The paper studies a version of multi-armed bandit in which when arm i is pulled, it cannot be pulled again for at least d_i rounds. While the problem itself is interesting, I have some doubts about the results. My most important concern is about the lower bound for the offline version of the problem. I am suspicious about the reduction from this problem, named MAXREWARD, to another problem called PINWHEEL SCHEDULING (the reduction presented in the appendix). Here is why: an instance of PINWHEEL SCHEDULING turns to an instance of MAXREWARD with size \Pi_i d_i = d_1 * ... * d_k (because T has to be this large in order to distinguish YES cases from NO cases). On the other hand, it is not hard to see PINWHEEL SCHEDULING does admit a dynamic programming algorithm whose running time is polynomial in \Pi_i d_i = d_1 * ... * d_k.

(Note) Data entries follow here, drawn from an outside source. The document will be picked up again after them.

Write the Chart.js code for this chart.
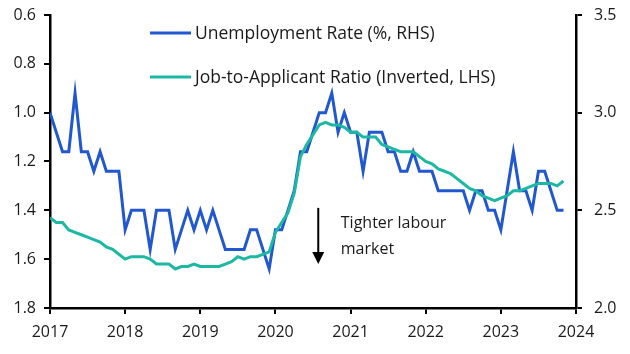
<!DOCTYPE html>
<html>
<head>
<meta charset="utf-8">
<script src="https://cdn.jsdelivr.net/npm/chart.js@4"></script>
<style>
  body { margin: 0; background: #fff; }
  #wrap { width: 630px; height: 354px; }
</style>
</head>
<body>
<div id="wrap"><canvas id="myChart" width="630" height="354"></canvas></div>
<script>
// monthly, Jan 2017 .. Nov 2023
const startYear = 2017;
const unemployment = [
    3.0, 2.9, 2.8, 2.8, 3.1, 2.8, 2.8, 2.7, 2.8, 2.7, 2.7, 2.7,
    2.4, 2.5, 2.5, 2.5, 2.3, 2.5, 2.5, 2.5, 2.3, 2.4, 2.5, 2.4,
    2.5, 2.4, 2.5, 2.4, 2.3, 2.3, 2.3, 2.3, 2.4, 2.4, 2.3, 2.2,
    2.4, 2.4, 2.5, 2.6, 2.8, 2.8, 2.9, 3.0, 3.0, 3.1, 2.9, 3.0,
    2.9, 2.9, 2.7, 2.9, 2.9, 2.9, 2.8, 2.8, 2.7, 2.7, 2.8, 2.7,
    2.7, 2.7, 2.6, 2.6, 2.6, 2.6, 2.6, 2.5, 2.6, 2.6, 2.5, 2.5,
    2.4, 2.6, 2.8, 2.6, 2.6, 2.5, 2.7, 2.7, 2.6, 2.5, 2.5
];
const jobRatio = [
    1.43, 1.45, 1.45, 1.48, 1.49, 1.50, 1.51, 1.52, 1.53, 1.55, 1.56, 1.58,
    1.60, 1.59, 1.59, 1.59, 1.60, 1.62, 1.62, 1.62, 1.64, 1.63, 1.63, 1.62,
    1.63, 1.63, 1.63, 1.63, 1.62, 1.61, 1.59, 1.60, 1.59, 1.59, 1.58, 1.57,
    1.49, 1.45, 1.41, 1.33, 1.18, 1.13, 1.09, 1.05, 1.04, 1.05, 1.05, 1.06,
    1.08, 1.08, 1.10, 1.10, 1.10, 1.13, 1.14, 1.15, 1.16, 1.16, 1.16, 1.18,
    1.20, 1.21, 1.23, 1.24, 1.25, 1.27, 1.29, 1.31, 1.32, 1.34, 1.35, 1.36,
    1.35, 1.34, 1.32, 1.32, 1.31, 1.30, 1.29, 1.29, 1.29, 1.30, 1.28
];
const leftTicks = [0.6, 0.8, 1.0, 1.2, 1.4, 1.6, 1.8];
const rightTicks = [2.0, 2.5, 3.0, 3.5];
const yearTicks = [2017, 2018, 2019, 2020, 2021, 2022, 2023, 2024];

const blue = '#2158cf';
const green = '#1db8a3';
const font = '"Open Sans", "Noto Sans", sans-serif';

function toPoints(arr) {
    return arr.map((v, i) => ({ x: startYear + i / 12, y: v }));
}

const overlay = {
    id: 'overlay',
    afterDraw(chart) {
        const c = chart.ctx;
        const xs = chart.scales.x, yl = chart.scales.yL;
        c.save();
        // legend
        c.lineWidth = 3;
        c.font = '17.5px ' + font;
        c.textBaseline = 'middle';
        c.fillStyle = '#1a1a1a';
        [[blue, 'Unemployment Rate (%, RHS)', 34], [green, 'Job-to-Applicant Ratio (Inverted, LHS)', 78]].forEach(([col, txt, y]) => {
            c.strokeStyle = col;
            c.beginPath();
            c.moveTo(150, y - 1);
            c.lineTo(191, y - 1);
            c.stroke();
            c.fillText(txt, 195, y);
        });
        // arrow annotation
        const ax = xs.getPixelForValue(2020.57);
        const y1 = yl.getPixelForValue(1.39), y2 = yl.getPixelForValue(1.62);
        c.strokeStyle = '#000';
        c.lineWidth = 2;
        c.beginPath();
        c.moveTo(ax, y1);
        c.lineTo(ax, y2 - 10);
        c.stroke();
        c.fillStyle = '#000';
        c.beginPath();
        c.moveTo(ax - 6, y2 - 12);
        c.lineTo(ax + 6, y2 - 12);
        c.lineTo(ax, y2);
        c.closePath();
        c.fill();
        c.fillStyle = '#1a1a1a';
        c.font = '16px ' + font;
        c.fillText('Tighter labour', xs.getPixelForValue(2020.87), yl.getPixelForValue(1.455));
        c.fillText('market', xs.getPixelForValue(2020.87), yl.getPixelForValue(1.56));
        c.restore();
    }
};

const axisStyle = {
    grid: { drawOnChartArea: false, drawTicks: true, tickLength: 6, color: '#000', lineWidth: 2 },
    border: { display: true, color: '#000', width: 2.5 }
};

function fixY(width) {
    return s => { s.width = width; s.paddingTop = 0; s.paddingBottom = 0; };
}

new Chart(document.getElementById('myChart'), {
    type: 'line',
    data: {
        datasets: [
            { label: 'Job-to-Applicant Ratio (Inverted, LHS)', data: toPoints(jobRatio), yAxisID: 'yL',
              borderColor: green, borderWidth: 3, pointRadius: 0, tension: 0 },
            { label: 'Unemployment Rate (%, RHS)', data: toPoints(unemployment), yAxisID: 'yR',
              borderColor: blue, borderWidth: 3, pointRadius: 0, tension: 0 }
        ]
    },
    options: {
        responsive: false,
        animation: false,
        layout: { padding: { top: 15 } },
        plugins: { legend: { display: false }, tooltip: { enabled: false } },
        scales: {
            x: {
                type: 'linear', min: 2017, max: 2024,
                afterBuildTicks: s => { s.ticks = yearTicks.map(v => ({ value: v })); },
                afterFit: s => { s.height = 46; s.paddingLeft = 0; s.paddingRight = 0; },
                ticks: { callback: v => String(v), color: '#1a1a1a', font: { family: font, size: 16 }, padding: 9, maxRotation: 0 },
                ...axisStyle
            },
            yL: {
                position: 'left', reverse: true, min: 0.6, max: 1.8,
                afterBuildTicks: s => { s.ticks = leftTicks.map(v => ({ value: v })); },
                afterFit: fixY(50),
                ticks: { callback: v => v.toFixed(1), color: '#1a1a1a', font: { family: font, size: 16 }, padding: 8 },
                ...axisStyle
            },
            yR: {
                position: 'right', min: 2.0, max: 3.5,
                afterBuildTicks: s => { s.ticks = rightTicks.map(v => ({ value: v })); },
                afterFit: fixY(54),
                ticks: { callback: v => v.toFixed(1), color: '#1a1a1a', font: { family: font, size: 16 }, padding: 12 },
                ...axisStyle
            }
        }
    },
    plugins: [overlay]
});
</script>
</body>
</html>
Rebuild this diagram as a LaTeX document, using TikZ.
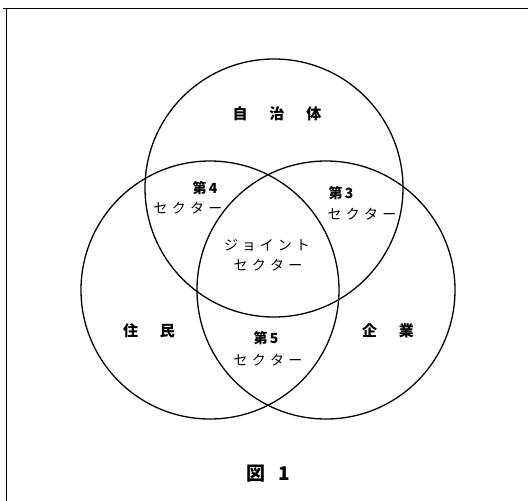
\documentclass[tikz,border=0pt]{standalone}
\usepackage{fontspec}
\newfontfamily\jp{Noto Sans CJK JP}
\newcommand{\sekuta}{セ\kern4.2ptク\kern4.2ptタ\kern4.2ptー}
\begin{document}
\begin{tikzpicture}[x=1pt,y=-1pt,
  ring/.style={circle,draw,line width=1.3pt,inner sep=0pt,minimum size=258pt},
  lbl/.style={inner sep=0pt,font=\jp\fontsize{14pt}{18pt}\selectfont},
  num/.style={inner sep=0pt,font=\jp\bfseries\fontsize{14pt}{18pt}\selectfont},
  big/.style={inner sep=0pt,font=\jp\bfseries\fontsize{15pt}{18pt}\selectfont},
  frameline/.style={line width=0.9pt}]
\useasboundingbox (0,0) rectangle (528,501);
\coordinate (f1) at (3,8);
\coordinate (f2) at (528,8);
\coordinate (f3) at (6,8);
\coordinate (f4) at (6,501);
\draw[frameline] (f1) -- (f2);
\draw[frameline] (f3) -- (f4);
\node[ring] (gov) at (274,188) {};
\node[ring] (res) at (210,290) {};
\node[ring] (ent) at (326,290) {};
\node[big] (tgov) at (277,114) {自\hspace{22pt}治\hspace{22pt}体};
\node[big] (tres) at (149,331) {住\hspace{22pt}民};
\node[big] (tent) at (388,331) {企\hspace{22pt}業};
\node[num] (n4) at (205,188) {第\,4};
\node[lbl] (s4) at (188,208) {\sekuta};
\node[num] (n3) at (341,193) {第\,3};
\node[lbl] (s3) at (362,214) {\sekuta};
\node[lbl] (jt) at (267,245) {ジ\kern4ptョ\kern4ptイ\kern4ptン\kern4ptト};
\node[lbl] (sj) at (268,265) {\sekuta};
\node[num] (n5) at (266,338) {第\,5};
\node[lbl] (s5) at (268,360) {\sekuta};
\node[inner sep=0pt,font=\jp\bfseries\fontsize{19pt}{22pt}\selectfont] (fig) at (268,474) {図\hspace{13pt}1};
\end{tikzpicture}
\end{document}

Therefore I am not sure what conclusion this reduction is supposed to make. ---- UPDATE AFTER REBUTTAL: Here is more details on my comment and my confusion regarding the lower bound: For the lower bound, a decision version of the problem in the following form is studied: "Given an instance of the The PINWHEEL SCHEDULING and T, is the optimal reward T?" and it is assumed that T is given in binary format so a "poly running time" is expected to be poly in log(T). ---- Also there are minor issues in the paper which makes it a bit hard to read. One of them is in the definition of \tau_{i, t}. Is it defined correctly? I guess the authors actually meant to replace min_{t' >= 1} with max_{t'<= t}

Reviewer 4

The paper studies a new multi-armed bandit setup, where after each pull of an arm, it is blocked (i.e. zero reward) for a certain number of rounds (this number is known). The setup captures some real-life applications nicely as motivated in the beginning of the paper. The paper also makes it clear in Sec 1.2 how this new setup is connected to existing ones and why those results do not directly solve the problem. The paper includes a set of theoretical results as listed above, starting from the natural question of if one can solve the offline version of the problem with knowledge of expected rewards of all arms, and then coming back to the online setting and discussing how to ensure low regret against a reasonable offline strategy. The techniques of proving the regret bound (highlighted on Page 2) indeed seem novel. There are still several loose ends though. For example, the regret upper and lower bounds do not match exactly. Also, it is not entirely clear to me that a computational hardness result for finding the exact solution of the offline problem excludes the possibility of efficient online algorithm with sublinear (exact) regret. Overall, I believe the paper studies an interesting new setting and provides several solid results. I recommend accept.